**Work required**
Below is some material; set it all down exactly, apart from the pictures.

**Material provided**
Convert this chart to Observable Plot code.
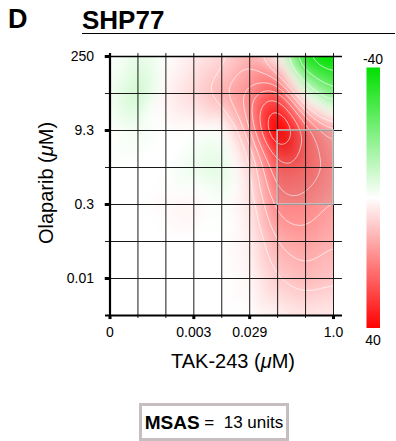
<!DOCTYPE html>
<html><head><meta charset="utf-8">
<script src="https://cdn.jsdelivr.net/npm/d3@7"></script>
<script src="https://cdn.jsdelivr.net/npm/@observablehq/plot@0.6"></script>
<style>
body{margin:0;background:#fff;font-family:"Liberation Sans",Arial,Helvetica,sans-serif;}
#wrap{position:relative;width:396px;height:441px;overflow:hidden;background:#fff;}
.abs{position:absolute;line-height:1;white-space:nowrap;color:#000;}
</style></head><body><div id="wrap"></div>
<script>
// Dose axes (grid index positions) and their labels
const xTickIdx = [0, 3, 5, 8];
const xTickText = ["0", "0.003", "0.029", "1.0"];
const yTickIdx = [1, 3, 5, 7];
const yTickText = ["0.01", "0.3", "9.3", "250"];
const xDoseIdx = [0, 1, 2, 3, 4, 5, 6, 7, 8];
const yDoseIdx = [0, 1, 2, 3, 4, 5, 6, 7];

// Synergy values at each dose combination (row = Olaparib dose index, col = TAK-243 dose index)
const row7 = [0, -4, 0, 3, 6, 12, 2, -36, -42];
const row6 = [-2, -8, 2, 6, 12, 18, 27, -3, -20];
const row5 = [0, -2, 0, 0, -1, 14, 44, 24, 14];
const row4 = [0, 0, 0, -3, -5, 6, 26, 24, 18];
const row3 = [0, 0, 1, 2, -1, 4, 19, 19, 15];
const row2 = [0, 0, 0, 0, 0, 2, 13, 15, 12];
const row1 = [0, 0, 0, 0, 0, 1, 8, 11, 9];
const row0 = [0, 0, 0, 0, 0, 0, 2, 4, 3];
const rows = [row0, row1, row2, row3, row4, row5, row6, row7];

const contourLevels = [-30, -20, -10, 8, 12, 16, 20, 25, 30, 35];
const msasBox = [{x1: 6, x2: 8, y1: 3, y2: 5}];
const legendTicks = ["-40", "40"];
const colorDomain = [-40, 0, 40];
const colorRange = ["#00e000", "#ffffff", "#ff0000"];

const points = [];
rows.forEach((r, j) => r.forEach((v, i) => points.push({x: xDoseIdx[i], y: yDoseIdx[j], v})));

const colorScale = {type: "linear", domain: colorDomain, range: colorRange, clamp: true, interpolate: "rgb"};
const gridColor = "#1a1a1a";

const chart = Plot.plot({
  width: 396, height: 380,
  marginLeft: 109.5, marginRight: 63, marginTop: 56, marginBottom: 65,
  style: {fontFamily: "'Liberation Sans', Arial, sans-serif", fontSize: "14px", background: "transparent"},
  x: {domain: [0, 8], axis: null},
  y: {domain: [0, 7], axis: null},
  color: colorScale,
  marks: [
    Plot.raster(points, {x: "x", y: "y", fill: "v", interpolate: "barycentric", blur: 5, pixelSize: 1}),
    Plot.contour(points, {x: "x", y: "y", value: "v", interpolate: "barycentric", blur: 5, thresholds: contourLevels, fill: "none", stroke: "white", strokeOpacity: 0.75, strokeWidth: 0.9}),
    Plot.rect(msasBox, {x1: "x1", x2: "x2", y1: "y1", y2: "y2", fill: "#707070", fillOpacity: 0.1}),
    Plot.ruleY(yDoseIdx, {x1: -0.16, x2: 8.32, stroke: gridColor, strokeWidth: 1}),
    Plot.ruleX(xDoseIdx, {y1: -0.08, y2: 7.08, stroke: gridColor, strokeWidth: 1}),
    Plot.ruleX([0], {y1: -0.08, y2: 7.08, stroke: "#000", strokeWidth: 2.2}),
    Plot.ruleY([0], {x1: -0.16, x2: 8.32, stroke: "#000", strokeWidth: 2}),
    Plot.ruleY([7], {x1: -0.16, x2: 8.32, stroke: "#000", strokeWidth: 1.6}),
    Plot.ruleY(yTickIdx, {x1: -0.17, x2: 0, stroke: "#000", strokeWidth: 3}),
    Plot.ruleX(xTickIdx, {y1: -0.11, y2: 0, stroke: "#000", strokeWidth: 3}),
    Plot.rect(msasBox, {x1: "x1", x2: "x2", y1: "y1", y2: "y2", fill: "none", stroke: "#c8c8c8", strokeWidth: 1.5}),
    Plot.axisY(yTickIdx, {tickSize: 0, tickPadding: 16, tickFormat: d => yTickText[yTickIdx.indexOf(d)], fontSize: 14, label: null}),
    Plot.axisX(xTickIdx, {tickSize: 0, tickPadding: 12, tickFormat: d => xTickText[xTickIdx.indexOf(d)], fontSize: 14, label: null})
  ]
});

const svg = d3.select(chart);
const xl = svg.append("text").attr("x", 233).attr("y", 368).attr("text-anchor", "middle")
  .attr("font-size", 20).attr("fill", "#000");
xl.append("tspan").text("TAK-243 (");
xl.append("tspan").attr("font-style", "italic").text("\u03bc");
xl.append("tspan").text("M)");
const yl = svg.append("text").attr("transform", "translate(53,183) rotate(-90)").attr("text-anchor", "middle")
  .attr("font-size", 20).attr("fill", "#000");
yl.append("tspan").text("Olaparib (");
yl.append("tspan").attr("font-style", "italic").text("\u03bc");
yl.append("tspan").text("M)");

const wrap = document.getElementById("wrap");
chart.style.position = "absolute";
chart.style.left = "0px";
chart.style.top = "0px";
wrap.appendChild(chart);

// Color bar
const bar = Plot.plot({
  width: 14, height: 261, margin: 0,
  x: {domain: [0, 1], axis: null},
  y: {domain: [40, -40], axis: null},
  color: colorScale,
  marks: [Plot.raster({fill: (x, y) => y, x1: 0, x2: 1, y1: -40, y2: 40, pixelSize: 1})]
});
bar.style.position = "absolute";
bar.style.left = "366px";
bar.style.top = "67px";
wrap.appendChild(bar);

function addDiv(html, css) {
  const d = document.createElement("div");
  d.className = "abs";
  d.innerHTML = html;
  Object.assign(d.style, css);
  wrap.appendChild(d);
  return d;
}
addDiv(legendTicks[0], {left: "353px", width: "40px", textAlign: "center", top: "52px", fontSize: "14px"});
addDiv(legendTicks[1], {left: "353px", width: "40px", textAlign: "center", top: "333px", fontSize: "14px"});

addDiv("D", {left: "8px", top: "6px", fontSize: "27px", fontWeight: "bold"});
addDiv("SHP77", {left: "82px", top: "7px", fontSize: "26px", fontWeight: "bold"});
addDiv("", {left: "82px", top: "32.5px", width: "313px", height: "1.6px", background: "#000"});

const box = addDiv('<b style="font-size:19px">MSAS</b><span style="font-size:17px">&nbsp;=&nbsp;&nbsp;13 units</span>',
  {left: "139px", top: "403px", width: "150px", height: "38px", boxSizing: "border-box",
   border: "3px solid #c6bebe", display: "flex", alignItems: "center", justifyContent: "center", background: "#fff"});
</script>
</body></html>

**The answer**
Convert this chart to Observable Plot code.
<!DOCTYPE html>
<html><head><meta charset="utf-8">
<script src="https://cdn.jsdelivr.net/npm/d3@7"></script>
<script src="https://cdn.jsdelivr.net/npm/@observablehq/plot@0.6"></script>
<style>
body{margin:0;background:#fff;font-family:"Liberation Sans",Arial,Helvetica,sans-serif;}
#wrap{position:relative;width:396px;height:441px;overflow:hidden;background:#fff;}
.abs{position:absolute;line-height:1;white-space:nowrap;color:#000;}
</style></head><body><div id="wrap"></div>
<script>
// Dose axes (grid index positions) and their labels
const xTickIdx = [0, 3, 5, 8];
const xTickText = ["0", "0.003", "0.029", "1.0"];
const yTickIdx = [1, 3, 5, 7];
const yTickText = ["0.01", "0.3", "9.3", "250"];
const xDoseIdx = [0, 1, 2, 3, 4, 5, 6, 7, 8];
const yDoseIdx = [0, 1, 2, 3, 4, 5, 6, 7];

// Synergy values at each dose combination (row = Olaparib dose index, col = TAK-243 dose index)
const row7 = [0, -4, 0, 3, 6, 12, 2, -36, -42];
const row6 = [-2, -8, 2, 6, 12, 18, 27, -3, -20];
const row5 = [0, -2, 0, 0, -1, 14, 44, 24, 14];
const row4 = [0, 0, 0, -3, -5, 6, 26, 24, 18];
const row3 = [0, 0, 1, 2, -1, 4, 19, 19, 15];
const row2 = [0, 0, 0, 0, 0, 2, 13, 15, 12];
const row1 = [0, 0, 0, 0, 0, 1, 8, 11, 9];
const row0 = [0, 0, 0, 0, 0, 0, 2, 4, 3];
const rows = [row0, row1, row2, row3, row4, row5, row6, row7];

const contourLevels = [-30, -20, -10, 8, 12, 16, 20, 25, 30, 35];
const msasBox = [{x1: 6, x2: 8, y1: 3, y2: 5}];
const legendTicks = ["-40", "40"];
const colorDomain = [-40, 0, 40];
const colorRange = ["#00e000", "#ffffff", "#ff0000"];

const points = [];
rows.forEach((r, j) => r.forEach((v, i) => points.push({x: xDoseIdx[i], y: yDoseIdx[j], v})));

const colorScale = {type: "linear", domain: colorDomain, range: colorRange, clamp: true, interpolate: "rgb"};
const gridColor = "#1a1a1a";

const chart = Plot.plot({
  width: 396, height: 380,
  marginLeft: 109.5, marginRight: 63, marginTop: 56, marginBottom: 65,
  style: {fontFamily: "'Liberation Sans', Arial, sans-serif", fontSize: "14px", background: "transparent"},
  x: {domain: [0, 8], axis: null},
  y: {domain: [0, 7], axis: null},
  color: colorScale,
  marks: [
    Plot.raster(points, {x: "x", y: "y", fill: "v", interpolate: "barycentric", blur: 5, pixelSize: 1}),
    Plot.contour(points, {x: "x", y: "y", value: "v", interpolate: "barycentric", blur: 5, thresholds: contourLevels, fill: "none", stroke: "white", strokeOpacity: 0.75, strokeWidth: 0.9}),
    Plot.rect(msasBox, {x1: "x1", x2: "x2", y1: "y1", y2: "y2", fill: "#707070", fillOpacity: 0.1}),
    Plot.ruleY(yDoseIdx, {x1: -0.16, x2: 8.32, stroke: gridColor, strokeWidth: 1}),
    Plot.ruleX(xDoseIdx, {y1: -0.08, y2: 7.08, stroke: gridColor, strokeWidth: 1}),
    Plot.ruleX([0], {y1: -0.08, y2: 7.08, stroke: "#000", strokeWidth: 2.2}),
    Plot.ruleY([0], {x1: -0.16, x2: 8.32, stroke: "#000", strokeWidth: 2}),
    Plot.ruleY([7], {x1: -0.16, x2: 8.32, stroke: "#000", strokeWidth: 1.6}),
    Plot.ruleY(yTickIdx, {x1: -0.17, x2: 0, stroke: "#000", strokeWidth: 3}),
    Plot.ruleX(xTickIdx, {y1: -0.11, y2: 0, stroke: "#000", strokeWidth: 3}),
    Plot.rect(msasBox, {x1: "x1", x2: "x2", y1: "y1", y2: "y2", fill: "none", stroke: "#c8c8c8", strokeWidth: 1.5}),
    Plot.axisY(yTickIdx, {tickSize: 0, tickPadding: 16, tickFormat: d => yTickText[yTickIdx.indexOf(d)], fontSize: 14, label: null}),
    Plot.axisX(xTickIdx, {tickSize: 0, tickPadding: 12, tickFormat: d => xTickText[xTickIdx.indexOf(d)], fontSize: 14, label: null})
  ]
});

const svg = d3.select(chart);
const xl = svg.append("text").attr("x", 233).attr("y", 368).attr("text-anchor", "middle")
  .attr("font-size", 20).attr("fill", "#000");
xl.append("tspan").text("TAK-243 (");
xl.append("tspan").attr("font-style", "italic").text("\u03bc");
xl.append("tspan").text("M)");
const yl = svg.append("text").attr("transform", "translate(53,183) rotate(-90)").attr("text-anchor", "middle")
  .attr("font-size", 20).attr("fill", "#000");
yl.append("tspan").text("Olaparib (");
yl.append("tspan").attr("font-style", "italic").text("\u03bc");
yl.append("tspan").text("M)");

const wrap = document.getElementById("wrap");
chart.style.position = "absolute";
chart.style.left = "0px";
chart.style.top = "0px";
wrap.appendChild(chart);

// Color bar
const bar = Plot.plot({
  width: 14, height: 261, margin: 0,
  x: {domain: [0, 1], axis: null},
  y: {domain: [40, -40], axis: null},
  color: colorScale,
  marks: [Plot.raster({fill: (x, y) => y, x1: 0, x2: 1, y1: -40, y2: 40, pixelSize: 1})]
});
bar.style.position = "absolute";
bar.style.left = "366px";
bar.style.top = "67px";
wrap.appendChild(bar);

function addDiv(html, css) {
  const d = document.createElement("div");
  d.className = "abs";
  d.innerHTML = html;
  Object.assign(d.style, css);
  wrap.appendChild(d);
  return d;
}
addDiv(legendTicks[0], {left: "353px", width: "40px", textAlign: "center", top: "52px", fontSize: "14px"});
addDiv(legendTicks[1], {left: "353px", width: "40px", textAlign: "center", top: "333px", fontSize: "14px"});

addDiv("D", {left: "8px", top: "6px", fontSize: "27px", fontWeight: "bold"});
addDiv("SHP77", {left: "82px", top: "7px", fontSize: "26px", fontWeight: "bold"});
addDiv("", {left: "82px", top: "32.5px", width: "313px", height: "1.6px", background: "#000"});

const box = addDiv('<b style="font-size:19px">MSAS</b><span style="font-size:17px">&nbsp;=&nbsp;&nbsp;13 units</span>',
  {left: "139px", top: "403px", width: "150px", height: "38px", boxSizing: "border-box",
   border: "3px solid #c6bebe", display: "flex", alignItems: "center", justifyContent: "center", background: "#fff"});
</script>
</body></html>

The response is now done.